This is terrible, but I follow politics in part because I love watching ridiculous people do and say stupid things. The amount of joy I take in this is not healthy or productive–my time could be better used trying to get these fools out of office, but I’ve always had a soft spot for messy people.
However, this was the week I noticed that the messy people are getting louder and crazier, and it’s kind of starting to depress me. The stupidity is getting more creative and downright ironic at times. Here are some examples.
Aspiring dictators, take note: All one has to do is muck things up so badly in one’s country that it devolves into a chaotic cesspool of looting, inflation, and crime. Then you can yell “EMERGENCY” and people will give you even more power to fix it! That’s a nifty trick. Granted, Maduro can’t be blamed for everything that’s wrong with Venezeula…but he sure has tried his darndest to make everything that much worse. If Santa Claus gets confused and doesn’t show up on real Christmas, hopefully Maduro can turn himself into Emergency Santa Claus.
Rob Ford mocked a Councillor in a city hall session for drinking and driving
Yeah….picture it: Valentine’s Day night, Miami, 1999. A youngish, wasted Canadian throws his hands up in the air and proclaims, “go ahead, take me to jail!” to a puzzled Miami cop. I think we know who that Canadian was.
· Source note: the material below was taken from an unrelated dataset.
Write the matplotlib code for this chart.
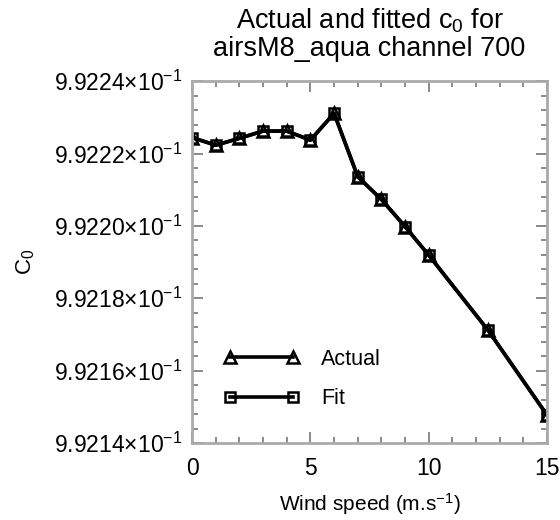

Speaking about this temporary deal, Sen. Bill Cardin (D-Md.) vowed that “we will not stand by and let this be the final deal.” Um I think that’s why it’s called a temporary deal. Sen. Bob Corker (R-Tenn.) predicted that “you’re going to see on Capitol Hill again a bipartisan effort to try to make sure this is not the final agreement.” Yup. I’m pretty sure everyone’s on board with that, actually.
John Kerry clarified the situation, observing that “nothing is agreed on until everything is agreed on.” Ah. Actually I’ll give him that one–he’s just spent the past week in nuclear negotiations.
Liz Cheney reminds us all of the distinction between political beliefs and real life
When Liz Cheney characterized the issue of gay marriage as “just an area where we disagree” (referring to her sister and her sister’s same-sex partner), she ignited an awesome public feud in which her sister told Cheney she was on the wrong side of history.
While Cheney is entitled to her own beliefs, it’s pretty cold of her to want to deny her own sister the right to marry, and thus many Republicans find her stance suspect and hypocritical. Cheney’s response? “I love my sister and her family and have always tried to be compassionate towards them. I believe that is the Christian way to behave.” That statement makes me imagine she’s bringing them casseroles every few days with a note that says, “sorry you’re gay.” Perhaps her sister should send her a casserole with note that says, “sorry you’re stupid.”
Sarah Palin compares debt to slavery, moving an MSNBC host to suggest she put feces in her mouth
Palin espoused a commonly-held view among the craziest of the Republicans that the federal debt was akin to slavery–but assured everyone that she wasn’t being racist. Nope, just really stupid! She also warned against the “seduction” of “free stuff.” It’s health care, and it’s not free, but those are just irrelevant details.
Martin Bashir recognized Palin’s uncanny wisdom by suggesting she would be a prime candidate for a punishment used on slaves involving putting fecal matter into their mouths. Bashir later apologized for getting a little too real, and for giving our future Chinese masters torture ideas.
John Kerry tries to befriend Egypt using the tactics of a 13-year-old girl
I love this guy, but sometimes he makes me cringe. This week he observed that Egypt’s 2011 revolution was “stolen by the one single most organised entity in the state, which was the Brotherhood.” It wasn’t so much that this statement was untrue, but more that it was an obvious ploy to appease Egypt’s current administration.
Kerry is bold in asserting that many, if not all, of the Arab Spring revolutions have been hijacked by religious groups, and I doubt he was ever fond of the Muslim Brotherhood. I just sometimes wish that the US would acknowledge these things in a timely manner, rather than when it suits them. Remember that at the time of the coup, Obama was “deeply concerned.”
Conservatives try to take my job of making fun of people
Don’t mess with me, guys, or I’ll take you down or whatever.
Let’s hope this coming week brings less stupidity and more intelligence on the part of our politicians. Except for Mayor Ford, that is. Because I love him forever.